23 de enero de 2011

La ansiosa del semáforo

Estabas a mi lado, esperando a que el semáforo cambiara de color para poder continuar tu camino, brevemente interrumpido por el flujo de coches.
Mirabas con nerviosismo, como todos los habitantes de esta espídica ciudad (Sabina dixit), hacia tu izquierda primero, y luego hacia el semáforo, buscando un hueco entre los coches para poder ganarle medio segundo a la vida; lo que es el ritmo de la ciudad, oye.
Podemos aguantar estoicamente una lista de espera en un centro sanitario público provocado por la gestión ultraliberal de los gobernantes, pero no somos capaces de esperar a que cambien las luces de un semáforo.

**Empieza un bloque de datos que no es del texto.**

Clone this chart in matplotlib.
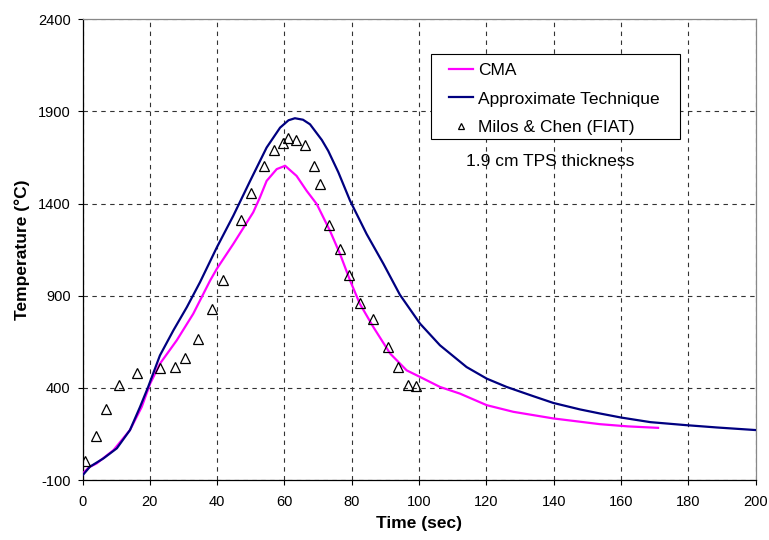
import matplotlib
matplotlib.use("Agg")
import matplotlib.pyplot as plt
from matplotlib.patches import Rectangle

plt.rcParams['font.family'] = ['Liberation Sans', 'DejaVu Sans']
plt.rcParams['axes.unicode_minus'] = False

# CMA curve
cma_t = [0, 2.0, 4.2, 9.2, 14.1, 17.6, 20.1, 23.0, 28.0, 32.9, 37.9, 39.9, 44.8,
         50.7, 52.7, 54.7, 57.7, 60.2, 63.6, 66.6, 69.6, 73.5, 76.5, 79.5, 82.4,
         86.4, 91.4, 96.3, 100.3, 106.2, 112.1, 120.1, 128.0, 139.9, 153.7, 162.0, 171.0]
cma_T = [-66, -30, -10, 62, 171, 297, 423, 531, 658, 802, 982, 1046, 1181,
         1352, 1433, 1523, 1587, 1605, 1550, 1469, 1397, 1253, 1127, 982, 856,
         730, 586, 495, 459, 405, 369, 306, 270, 234, 203, 191, 183]

# Approximate technique curve
apx_t = [0, 2.2, 6.2, 10.2, 14.1, 17.1, 19.5, 23.0, 27.0, 31.0, 34.9, 39.9, 44.8,
         49.8, 54.7, 58.7, 61.2, 63.1, 65.5, 67.6, 71.1, 73.0, 76.0, 79.5, 84.4,
         89.4, 94.3, 100.3, 106.2, 114.1, 120.1, 126.0, 133.9, 139.9, 147.8, 153.7,
         160.0, 168.7, 179.1, 188.5, 200.0]
apx_T = [-75, -28, 17, 72, 171, 297, 405, 576, 712, 838, 973, 1162, 1334,
         1523, 1704, 1812, 1852, 1863, 1855, 1830, 1745, 1686, 1570, 1415, 1235,
         1073, 905, 748, 631, 513, 450, 405, 355, 318, 283, 261,
         239, 214, 198, 185, 171]

# Milos & Chen (FIAT) data
fiat_t = [0.6, 4.0, 7.0, 10.9, 16.2, 23.1, 27.5, 30.5, 34.2, 38.5, 41.7, 47.2, 50.1,
          53.8, 56.8, 59.6, 61.0, 63.3, 66.2, 68.8, 70.6, 73.2, 76.4, 79.3, 82.4,
          86.2, 90.7, 93.6, 96.7, 99.0]
fiat_T = [5, 138, 288, 418, 481, 508, 513, 564, 663, 827, 986, 1312, 1460,
          1605, 1689, 1727, 1754, 1743, 1716, 1605, 1505, 1284, 1152, 1015, 862,
          771, 621, 515, 418, 410]

fig = plt.figure(figsize=(7.69, 5.4), dpi=100)
ax = fig.add_axes([0.1073, 0.1111, 0.8754, 0.8532])

ax.plot(cma_t, cma_T, color='#FF00FF', lw=1.6, label='CMA', zorder=3)
ax.plot(apx_t, apx_T, color='#000080', lw=1.6, label='Approximate Technique', zorder=3)
ax.plot(fiat_t, fiat_T, ls='none', marker='^', ms=6.5, mfc='none', mec='black',
        mew=0.9, label='Milos & Chen (FIAT)', zorder=4)

ax.set_xlim(0, 200)
ax.set_ylim(-100, 2400)
ax.set_xticks(range(0, 201, 20))
ax.set_yticks(range(-100, 2401, 500))
ax.tick_params(direction='out', length=3.5, labelsize=10.5, width=0.8)
ax.tick_params(axis='x', pad=7.5)
ax.tick_params(axis='y', pad=5)
ax.grid(True, color='#333333', ls=(0, (4, 4)), lw=0.8)

for s in ['top', 'right']:
    ax.spines[s].set_color('#888888')
    ax.spines[s].set_linewidth(0.9)
for s in ['left', 'bottom']:
    ax.spines[s].set_color('black')
    ax.spines[s].set_linewidth(0.9)

ax.set_xlabel('Time (sec)', fontsize=12.5, fontweight='bold', labelpad=4.5)
ax.set_ylabel('Temperature (°C)', fontsize=12.5, fontweight='bold', labelpad=6)

# legend box drawn separately for its uneven padding
ax.add_patch(Rectangle((0.5177, 0.7395), 0.3698, 0.1852, transform=ax.transAxes,
                       facecolor='white', edgecolor='black', lw=0.8, zorder=5))
leg = ax.legend(loc='upper left', bbox_to_anchor=(0.5444, 0.9058), fontsize=12.5,
                frameon=False, handlelength=1.4, handletextpad=0.25, borderpad=0,
                labelspacing=0.78, markerscale=0.6, borderaxespad=0)
leg.set_zorder(6)

ax.text(0.6945, 0.691, '1.9 cm TPS thickness', transform=ax.transAxes, fontsize=12.5,
        ha='center', va='center')

fig.savefig('out.png', dpi=100)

Cuando tus ojos volvían del semáforo camino de la calle por la que seguían bajando los coches, se detuvieron brevemente en los míos.
Supongo que debiste haber sido guapa hace unas horas, tal vez unos días, quizá unas semanas.
Sin embargo, tu expresión era tan ansiosa que endurecía todos tus rasgos.
Consecuencia de la vida en la ciudad, tal vez.
No tengo tiempo para establecer relaciones personales, por lo que levanto una muralla infranqueable cuando "no es el momento".
Me reservo para un bar, una discoteca, la sala del café en el trabajo o, lo que es peor y mucho más habitual, el portátil y el chat de Terra.

Ah, que tú eres de las que piensan que para conocer a la persona perfecta es necesaria cierta premeditación.
Y seguro que también me dirás que la perfección no existe.
Dos cosas: 1ª) la perfección existe, lo único que hay que determinar es cuánto dura; a veces, toda la vida, a veces, sólo cinco minutos, y 2ª) el momento puede ser cualquiera.

Rápida y bruscamente, porque no tienes tiempo que perder, aunque tampoco sepas muy bien qué hacer con el excedente, "tus ojos se van de mis ojos", como escribía Miguel Hernández.
El semáforo pasa de verde a ámbar y tu zapato inquieto se aventura en el aire, iniciando un paso liberador.
Un cambio de color más y el rojo detiene a los coches y acelera tu pulso y tu andar.
Adiós, muchacha que, si la prisa no la hubiera alterado el gesto de manera permanente, tal vez hubiera contribuido con algo de amor a que esta ciudad fuera menos espídica y un poquito más humana.